On the importance of failure in free-market banking systems
An article from Gillian Tett in the FT earlier this week reminded me of the importance of experimenting short-term failures for free markets to succeed in the long-term. This is a key principle of a self-sufficient and self-correcting system that has unfortunately been forgotten with the rise of the paternalist state.
This is what Larry White referred to with the expression ‘antifragile banking and monetary system’, based on Nassim Taleb’s antifragile concept. In her article, Tett mentions how actors in financial markets, as well as central bankers, have changed their views following the crisis. The vocabulary she used is misleading. Facts have not changed. Facts have always remained the same. Economic agents simply didn’t know how to interpret those facts. We call that learning.
As Larry White says, “the banking system is not inherently fragile” and “a more thorough look at theory and empirical evidence indicates clearly that banking is not naturally fragile.” (his emphasis)
He then adds:
The view of banking institutions as naturally fragile is implausibly anti-Darwinian. It defies the Darwinian principle of natural selection (“the survival of the fittest”). Given a few centuries, financial institutions that are inherently prone to collapse should be expected to collapse and thereby to disappear over time, while sturdier structures should be expected to survive. The inherent-fragility view of banking cannot explain how modern banking survived, much less how it flourished and spread across the world, as it did for the seven-plus centuries between its emergence around 1200 (Lopez 1979: 12) and the arrival of official safety nets after 1900 in the form of government-sponsored lenders of last resort and national deposit insurance.
While single institutions are indeed prone to failure, the whole financial system is not inherently weak but is made weaker by restrictive/intrusive/limiting institutional frameworks. Paternalist frameworks attempt to forbid banks to engage is what regulators view as ‘risky’ activities. The consequence of this being to prevent the system from learning from its mistakes and reinforcing itself.
Crashes following financial liberalisations are often used as evidence of the impossibility of the banking system to self-regulate by proponents of a tight control of the financial sector by the state. Those critics are misplaced. Crashes following financial liberalisation are normal. Like children discovering some risky new games, financial actors haven’t yet found out the inherent risks associated to their new activities. The system crashes and it learns.
However, crashes need not be that painful. State intervention (or ‘protection’) postpones the learning process.

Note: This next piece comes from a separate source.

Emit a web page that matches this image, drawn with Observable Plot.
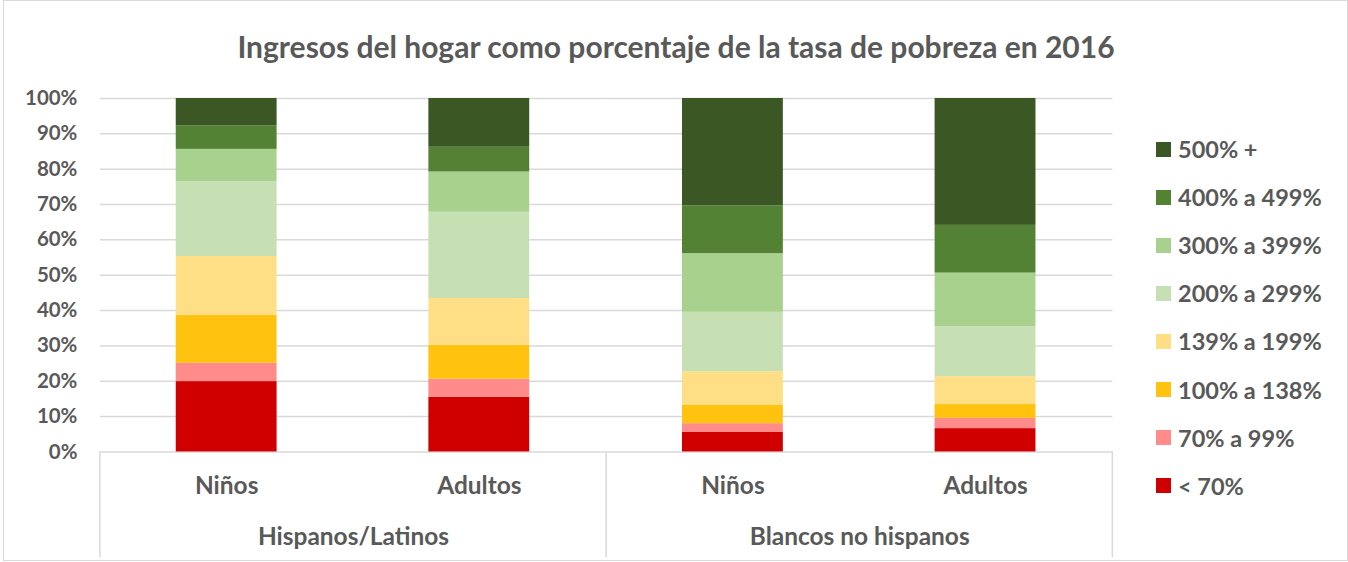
<!DOCTYPE html>
<html>
<head>
<meta charset="utf-8">
<script src="https://cdn.jsdelivr.net/npm/d3@7"></script>
<script src="https://cdn.jsdelivr.net/npm/@observablehq/plot@0.6"></script>
<style>
  html, body { margin: 0; padding: 0; background: #fff; }
  #wrap { position: relative; width: 1343px; height: 559px; left: 3px; top: 0; border: 1px solid #d9d9d9; font-family: Lato, "Open Sans", sans-serif; color: #595959; overflow: hidden; }
  #title { position: absolute; left: 0; top: 27px; width: 1344px; text-align: center; font-size: 30px; font-weight: bold; line-height: 36px; }
  #chart { position: absolute; left: -3px; top: 80px; }
  #legend { position: absolute; left: 1152px; top: 124px; }
  .row { height: 48.1px; display: flex; align-items: center; font-size: 23.5px; font-weight: bold; white-space: nowrap; }
  .sw { width: 15px; height: 15px; margin-right: 7px; flex: none; }
</style>
</head>
<body>
<div id="wrap">
  <div id="title">Ingresos del hogar como porcentaje de la tasa de pobreza en 2016</div>
  <div id="chart"></div>
  <div id="legend"></div>
</div>
<script>
const groups = ["Hispanos/Latinos", "Blancos no hispanos"];
const ages = ["Niños", "Adultos"];
const brackets = ["< 70%", "70% a 99%", "100% a 138%", "139% a 199%", "200% a 299%", "300% a 399%", "400% a 499%", "500% +"];
const colors = ["#d10000", "#ff8b8b", "#ffc20e", "#ffdf85", "#c6e0b4", "#a9d18e", "#548235", "#3a5724"];
const hispanosNinos = [19.9, 5.2, 13.6, 16.6, 21.1, 9.2, 6.6, 7.8];
const hispanosAdultos = [15.5, 5.1, 9.6, 13.2, 24.4, 11.4, 7.0, 13.8];
const blancosNinos = [5.5, 2.5, 5.3, 9.4, 16.8, 16.6, 13.5, 30.4];
const blancosAdultos = [6.6, 2.9, 3.9, 7.9, 14.1, 15.2, 13.5, 35.9];
const yTicks = [0, 10, 20, 30, 40, 50, 60, 70, 80, 90, 100];

const series = [
  {group: groups[0], age: ages[0], values: hispanosNinos},
  {group: groups[0], age: ages[1], values: hispanosAdultos},
  {group: groups[1], age: ages[0], values: blancosNinos},
  {group: groups[1], age: ages[1], values: blancosAdultos}
];
const data = series.flatMap(s => s.values.map((v, i) => ({group: s.group, age: s.age, bracket: brackets[i], value: v})));

const textColor = "#595959";
const chart = Plot.plot({
  width: 1348,
  height: 482,
  marginLeft: 98,
  marginRight: 235,
  marginTop: 17,
  marginBottom: 111,
  style: {fontFamily: "Lato, 'Open Sans', sans-serif", color: textColor, background: "transparent"},
  fx: {domain: groups, padding: 0, axis: null, label: null},
  x: {domain: ages, paddingInner: 0.6, paddingOuter: 0.3, axis: null, label: null},
  y: {domain: [0, 100], axis: null, label: null},
  color: {domain: brackets, range: colors},
  marks: [
    Plot.gridY(yTicks, {stroke: "#d9d9d9", strokeOpacity: 1, strokeWidth: 1.5}),
    Plot.axisY(yTicks, {tickSize: 0, tickPadding: 23, tickFormat: d => d + "%", fontSize: 20.5, fontWeight: "bold", fill: textColor, label: null}),
    Plot.barY(data, {fx: "group", x: "age", y: "value", fill: "bracket", order: brackets}),
    Plot.axisX({tickSize: 0, tickPadding: 25, fontSize: 24.5, fontWeight: "bold", fill: textColor, label: null}),
    Plot.axisFx({anchor: "bottom", tickSize: 0, tickPadding: 76, fontSize: 24.5, fontWeight: "bold", fill: textColor, label: null})
  ]
});
document.getElementById("chart").appendChild(chart);

// group separators drawn from the fx and y scales
const fx = chart.scale("fx");
const ys = chart.scale("y");
const edges = [];
groups.forEach((g, i) => { const x0 = fx.apply(g); edges.push(x0); if (i === groups.length - 1) edges.push(x0 + fx.bandwidth); });
const svg = d3.select(chart);
svg.append("g").selectAll("line").data(edges).join("line")
  .attr("x1", d => d).attr("x2", d => d)
  .attr("y1", ys.apply(0)).attr("y2", 477)
  .attr("stroke", "#d9d9d9").attr("stroke-width", 1.5);

// legend (top to bottom: highest bracket first)
const legend = d3.select("#legend");
brackets.slice().reverse().forEach(b => {
  const row = legend.append("div").attr("class", "row");
  row.append("div").attr("class", "sw").style("background", colors[brackets.indexOf(b)]);
  row.append("span").text(b);
});
</script>
</body>
</html>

Meanwhile, innovations accumulate in order to bypass some of the state’s introduced artificial limitations. When the system is finally ‘released’, multiple live experiments, some really spontaneously emerging from the natural evolution of the system, some others pure products of regulation avoidance, are launched simultaneously, with potentially disastrous consequences when many of them crash at the same time.

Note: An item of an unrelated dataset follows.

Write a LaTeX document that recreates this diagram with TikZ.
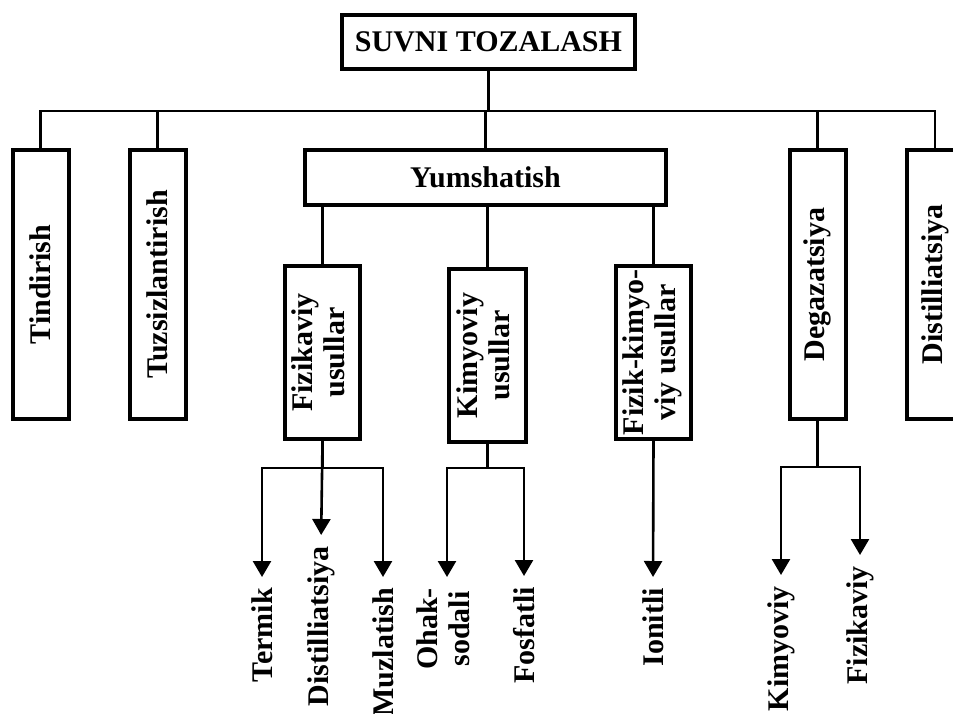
\documentclass[tikz,border=0pt]{standalone}
\usepackage{fontspec}
\usepackage{graphicx}
\setmainfont{Liberation Serif}
\usetikzlibrary{arrows.meta}
\newcommand{\rt}[1]{\rotatebox{90}{#1}}
\newcommand{\rtt}[2]{\rotatebox{90}{\begin{tabular}{@{}c@{}}#1\\#2\end{tabular}}}
\begin{document}
\begin{tikzpicture}[x=1pt,y=-1pt,
  txt/.style={font=\bfseries\fontsize{30}{32}\selectfont},
  box/.style={txt, draw, line width=4pt, inner sep=0pt},
  tallbox/.style={box, minimum width=56pt, minimum height=269pt},
  subbox/.style={box, minimum height=173pt},
  lbl/.style={txt, inner sep=0pt, anchor=north},
  conn/.style={line width=2.6pt},
  arr/.style={conn, -{Triangle[length=16pt,width=18pt]}, shorten >=11pt}]
\useasboundingbox (0,0) rectangle (953,713);

% top
\node[box, minimum width=293pt, minimum height=54pt] (top) at (488.5,42) {SUVNI TOZALASH};

% first level
\node[tallbox] (tind) at (40.5,284.5) {\rt{Tindirish}};
\node[tallbox] (tuz) at (157.5,284.5) {\rt{Tuzsizlantirish}};
\node[box, minimum width=361pt, minimum height=55pt] (yum) at (485.5,177.5) {Yumshatish};
\node[tallbox] (deg) at (817.5,284.5) {\rt{Degazatsiya}};
\node[tallbox] (dist) at (935,284.5) {\rt{Distilliatsiya}};

% second level
\node[subbox, minimum width=75pt] (fiz) at (322.5,352.5) {\rtt{Fizikaviy}{usullar}};
\node[subbox, minimum width=77pt] (kim) at (487.5,355.5) {\rtt{Kimyoviy}{usullar}};
\node[subbox, minimum width=75pt] (fk) at (653.5,352.5) {\rtt{Fizik-kimyo-}{viy usullar}};

% leaves
\node[lbl] (termik) at (262,588) {\rt{Termik}};
\node[lbl] (distl) at (321,546) {\rt{Distilliatsiya}};
\node[lbl] (muzl) at (383,588) {\rt{Muzlatish}};
\node[lbl] (ohak) at (447,588) {\rtt{Ohak-}{sodali}};
\node[lbl] (fosf) at (524,587) {\rt{Fosfatli}};
\node[lbl] (ionit) at (653,588) {\rt{Ionitli}};
\node[lbl] (kimv) at (781,586) {\rt{Kimyoviy}};
\node[lbl] (fizv) at (860,566) {\rt{Fizikaviy}};

% bus coordinates
\coordinate (bus) at (0,111);
\coordinate (fj) at (322.5,468);
\coordinate (kj) at (487.5,468);
\coordinate (dj) at (817.5,467);

% top connectors
\draw[conn] (top.south) -- (top.south |- bus);
\draw[conn] (tind.north) |- (dist.north |- bus) -- (dist.north);
\draw[conn] (tuz.north) -- (tuz.north |- bus);
\draw[conn] (yum.north) -- (yum.north |- bus);
\draw[conn] (deg.north) -- (deg.north |- bus);

% yumshatish connectors
\draw[conn] (yum.south -| fiz.north) -- (fiz.north);
\draw[conn] (yum.south -| kim.north) -- (kim.north);
\draw[conn] (yum.south -| fk.north) -- (fk.north);

% fizikaviy usullar
\draw[conn] (fiz.south) -- (fj);
\draw[arr] (fj) -| (termik.north);
\draw[arr] (fj) -| (muzl.north);
\draw[arr] (fiz.south) -- (distl.north);

% kimyoviy usullar
\draw[conn] (kim.south) -- (kj);
\draw[arr] (kj) -| (ohak.north);
\draw[arr] (kj) -| (fosf.north);

% fizik-kimyoviy
\draw[arr] (fk.south) -- (ionit.north);

% degazatsiya
\draw[conn] (deg.south) -- (dj);
\draw[arr] (dj) -| (kimv.north);
\draw[arr] (dj) -| (fizv.north);
\end{tikzpicture}
\end{document}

But free markets are not to blame in such circumstances. The system followed its natural Darwinian selection rules and should the state not have restricted financial activities in the first place, the process would have been smoother and spread out over a longer period of time. Historically, the freest banking systems were also the most robust ones (comparing the US and Canadian banking systems at the end of the 19th and early 20th century quickly confirms that).

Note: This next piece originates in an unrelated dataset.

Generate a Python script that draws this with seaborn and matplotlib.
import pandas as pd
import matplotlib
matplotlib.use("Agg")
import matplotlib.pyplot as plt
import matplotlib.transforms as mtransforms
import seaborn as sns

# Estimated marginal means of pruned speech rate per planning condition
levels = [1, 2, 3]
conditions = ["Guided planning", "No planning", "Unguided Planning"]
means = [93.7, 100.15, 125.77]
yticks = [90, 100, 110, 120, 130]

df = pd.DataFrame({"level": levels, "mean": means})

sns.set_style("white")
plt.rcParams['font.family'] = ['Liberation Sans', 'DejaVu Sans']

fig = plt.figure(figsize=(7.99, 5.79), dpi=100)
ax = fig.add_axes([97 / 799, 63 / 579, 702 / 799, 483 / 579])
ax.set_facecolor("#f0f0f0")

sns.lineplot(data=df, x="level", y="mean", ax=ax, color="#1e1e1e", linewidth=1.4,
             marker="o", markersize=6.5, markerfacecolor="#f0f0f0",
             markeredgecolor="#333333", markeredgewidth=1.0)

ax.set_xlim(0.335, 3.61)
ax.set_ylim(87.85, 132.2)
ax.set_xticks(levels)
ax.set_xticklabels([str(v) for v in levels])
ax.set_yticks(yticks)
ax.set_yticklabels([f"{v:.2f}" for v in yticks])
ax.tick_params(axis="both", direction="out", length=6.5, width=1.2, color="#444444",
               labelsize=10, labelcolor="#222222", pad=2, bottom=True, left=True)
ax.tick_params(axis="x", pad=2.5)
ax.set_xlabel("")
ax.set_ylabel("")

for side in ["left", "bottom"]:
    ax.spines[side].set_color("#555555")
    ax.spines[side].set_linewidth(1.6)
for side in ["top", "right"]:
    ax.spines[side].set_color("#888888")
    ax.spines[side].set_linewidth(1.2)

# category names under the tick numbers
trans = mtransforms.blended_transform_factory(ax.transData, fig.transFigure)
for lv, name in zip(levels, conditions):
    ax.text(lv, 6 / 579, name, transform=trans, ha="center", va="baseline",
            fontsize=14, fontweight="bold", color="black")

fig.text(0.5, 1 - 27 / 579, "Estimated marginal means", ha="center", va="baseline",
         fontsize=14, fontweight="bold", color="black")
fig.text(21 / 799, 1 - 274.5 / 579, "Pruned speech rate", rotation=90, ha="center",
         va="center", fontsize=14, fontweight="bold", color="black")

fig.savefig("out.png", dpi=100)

This mechanism inevitably played a role in some of the previous financial crises, from the S&L crisis of the 1980s to the recent 2008 crash. China seems to have taken a cautious view and aims only at liberalising its banking system step by step. This sounds sensible.
Learning from experience is crucial in all aspects of life. By preventing the system from learning through various regulations, protection schemes, deposit insurances and other paternalist interventions, the state and regulators prevent whole generations of bankers (as well as the overall population) from discovering what they should and should not do. This is dangerous. Short-term mild pain is often a necessary evil that promotes long-term robustness. We call that wisdom.